A los abogados se nos exige que actuemos con probidad, palabra que en el contexto de una vista oral comprende virtudes que no siempre están al alcance de todos. Desde la precisión, la elegancia, el decoro, la compostura en los gestos, la claridad y la disciplina discursiva que, esto último, cuando el juez fruce el ceño significa algo así como ir al grano, sin florituras ni añadiduras que se hace tarde.
En cambio a los jueces no podemos exigirles nada ni siquiera expresándolo con muecas de preocupación. Lo cual no significa que puedan actuar sin probidad, palabra que referida a ellos engloba también otro elenco de virtudes, entre estas la responsabilidad de gestionar eficientemente el tiempo de la corte y de las partes, evitando prolongadas esperas y garantizando así un proceso judicial más ágil y justo para todos los involucrados.
Cuando esto no es posible, y no por falta de voluntad sino por las carencias de nuestro sistema judicial, que son muchas, son pocos los jueces que al entrar en la sala después de una tediosa espera añaden a este elenco de virtudes esa otra que consiste en algo tan sencillo como pedir disculpas y explicar los motivos de la demora. Personalmente, cuando esto me ocurre les respondo dándoles las gracias, porque no hay nada que dignifique más que un juez tome en consideración el tiempo ajeno.

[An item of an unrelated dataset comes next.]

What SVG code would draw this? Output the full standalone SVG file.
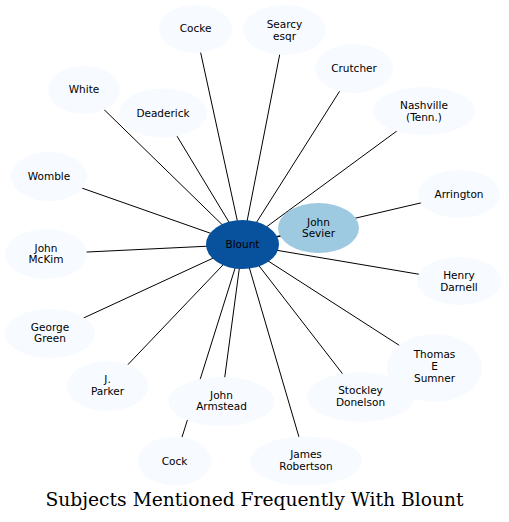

Sin embargo y lamentablemente, estos ejemplos de cortesía son como un oasis en el desierto ya que la mayoría de las veces lo que recibimos al entrar en la sala de vistas es una mirada de absoluta indiferencia, cuando no agria y con suerte, un saludo forzado acompañado de murmullos apenas audibles. Estos jueces, si me lo permiten, deberían saber que estas actitudes desalentadoras no solo intimidan, sino que también insinúan la existencia de una disfunción que bien podría explicarse apelando a que las condiciones de un juez no son las mismas a primera hora de la mañana que después de una sesión maratoniana de juicios y con el estómago runruneando. Esto, claro está, dejando de lados aquellos que rara nature, o porque confunden una sala de juicios con una catedral o un camposanto, ni saludan ni muestran en sus gestos ninguna expresión empática. Si supieran, como sugería mordazmente Piero Calamandrei, que ¡con una sonrisa se ahorran tantos razonamientos inútiles!.